For cases of mild antibiotic-associated diarrhea, try the following suggestions:
Drink plenty of fluids to replace any body water that has been lost to diarrhea. You can try soft drinks, sports drinks, broth or over-the-counter oral rehydration fluids.
Temporarily avoid milk products and foods that contain wheat flour (bread, macaroni, pizza), since your digestive tract may be unusually sensitive to them for a few days. Also temporarily avoid high-fiber foods, such as fruits, corn and bran.
Do not take antidiarrhea medicines without first checking with your doctor. These medicines may interfere with your intestine's ability to pass harmful bacteria and toxins out of your body through the stool.
If you have more severe diarrhea due to a C. difficile infection, your doctor probably will stop your antibiotic treatment and prescribe an antimicrobial drug called metronidazole (Flagyl) to eliminate C. difficile. If metronidazole fails, an alternative medication such as vancomycin (Vancocin) may be used.

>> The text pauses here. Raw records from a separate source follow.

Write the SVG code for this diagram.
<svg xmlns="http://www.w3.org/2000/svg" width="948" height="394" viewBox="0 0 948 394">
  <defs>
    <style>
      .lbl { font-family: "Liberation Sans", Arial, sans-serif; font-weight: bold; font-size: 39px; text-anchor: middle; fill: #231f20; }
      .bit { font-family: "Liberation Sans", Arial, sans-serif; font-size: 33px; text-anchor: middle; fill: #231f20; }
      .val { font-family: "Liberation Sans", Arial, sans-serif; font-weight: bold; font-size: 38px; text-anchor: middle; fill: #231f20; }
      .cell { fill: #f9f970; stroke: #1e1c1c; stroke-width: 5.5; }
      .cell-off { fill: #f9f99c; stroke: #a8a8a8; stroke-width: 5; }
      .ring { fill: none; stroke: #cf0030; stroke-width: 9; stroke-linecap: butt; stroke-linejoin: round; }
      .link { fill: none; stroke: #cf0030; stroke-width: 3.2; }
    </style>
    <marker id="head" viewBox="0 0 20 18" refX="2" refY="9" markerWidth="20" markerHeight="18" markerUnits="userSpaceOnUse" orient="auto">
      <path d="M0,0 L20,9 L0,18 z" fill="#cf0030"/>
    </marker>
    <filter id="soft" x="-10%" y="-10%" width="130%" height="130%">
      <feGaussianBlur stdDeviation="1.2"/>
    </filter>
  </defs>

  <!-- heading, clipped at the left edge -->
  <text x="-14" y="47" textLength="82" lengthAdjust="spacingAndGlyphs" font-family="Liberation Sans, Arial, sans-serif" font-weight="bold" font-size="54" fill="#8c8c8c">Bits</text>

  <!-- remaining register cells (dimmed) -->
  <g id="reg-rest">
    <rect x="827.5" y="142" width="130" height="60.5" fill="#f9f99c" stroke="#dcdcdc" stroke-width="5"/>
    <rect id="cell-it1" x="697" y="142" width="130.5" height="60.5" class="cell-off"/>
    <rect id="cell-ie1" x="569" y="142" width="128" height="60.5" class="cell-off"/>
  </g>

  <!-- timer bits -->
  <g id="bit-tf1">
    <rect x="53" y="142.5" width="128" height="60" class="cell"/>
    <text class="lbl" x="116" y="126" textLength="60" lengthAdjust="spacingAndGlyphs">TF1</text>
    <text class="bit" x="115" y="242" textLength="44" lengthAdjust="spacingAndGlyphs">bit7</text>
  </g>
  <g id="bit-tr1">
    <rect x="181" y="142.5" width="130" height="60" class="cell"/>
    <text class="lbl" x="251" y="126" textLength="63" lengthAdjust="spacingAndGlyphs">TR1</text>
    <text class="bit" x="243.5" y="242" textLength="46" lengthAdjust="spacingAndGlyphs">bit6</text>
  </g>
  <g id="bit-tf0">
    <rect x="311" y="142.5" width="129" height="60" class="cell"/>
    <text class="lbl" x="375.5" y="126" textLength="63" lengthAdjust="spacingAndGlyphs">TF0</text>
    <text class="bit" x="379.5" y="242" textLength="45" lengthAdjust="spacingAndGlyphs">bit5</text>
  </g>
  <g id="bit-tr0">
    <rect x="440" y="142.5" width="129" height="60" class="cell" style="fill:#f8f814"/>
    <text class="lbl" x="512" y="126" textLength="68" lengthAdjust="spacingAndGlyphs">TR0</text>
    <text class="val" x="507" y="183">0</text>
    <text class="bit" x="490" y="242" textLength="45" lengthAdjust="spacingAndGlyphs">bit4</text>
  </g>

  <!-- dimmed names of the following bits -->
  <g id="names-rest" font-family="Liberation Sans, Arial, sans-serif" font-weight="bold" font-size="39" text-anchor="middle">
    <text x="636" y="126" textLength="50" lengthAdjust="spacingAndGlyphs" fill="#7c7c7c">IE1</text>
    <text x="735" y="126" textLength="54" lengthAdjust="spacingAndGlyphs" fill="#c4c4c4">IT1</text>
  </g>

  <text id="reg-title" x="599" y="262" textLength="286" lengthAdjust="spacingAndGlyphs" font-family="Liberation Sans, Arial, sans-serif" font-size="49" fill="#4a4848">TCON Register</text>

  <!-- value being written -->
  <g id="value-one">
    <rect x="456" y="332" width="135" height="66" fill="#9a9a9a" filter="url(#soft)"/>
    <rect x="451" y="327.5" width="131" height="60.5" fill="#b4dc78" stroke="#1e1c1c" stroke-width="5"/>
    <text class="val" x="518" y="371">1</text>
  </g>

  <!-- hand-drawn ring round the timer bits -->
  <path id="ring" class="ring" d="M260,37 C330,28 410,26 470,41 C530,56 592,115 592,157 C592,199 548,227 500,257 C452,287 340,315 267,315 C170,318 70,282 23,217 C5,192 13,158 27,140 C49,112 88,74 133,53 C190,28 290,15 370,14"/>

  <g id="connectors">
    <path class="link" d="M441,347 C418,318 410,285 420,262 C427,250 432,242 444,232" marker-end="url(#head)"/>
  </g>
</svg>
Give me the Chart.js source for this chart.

About 3% of people with C. difficile infection will become seriously ill, with high fevers, severe abdominal pain, and a complication called toxic megacolon (enlarged colon) that will show up on a computed tomography (CT) scan. These patients should be evaluated by a surgeon. If the surgeon is concerned that the intestine might develop a hole or leak (perforate), he or she will recommend emergency surgery to remove the affected portion of the colon.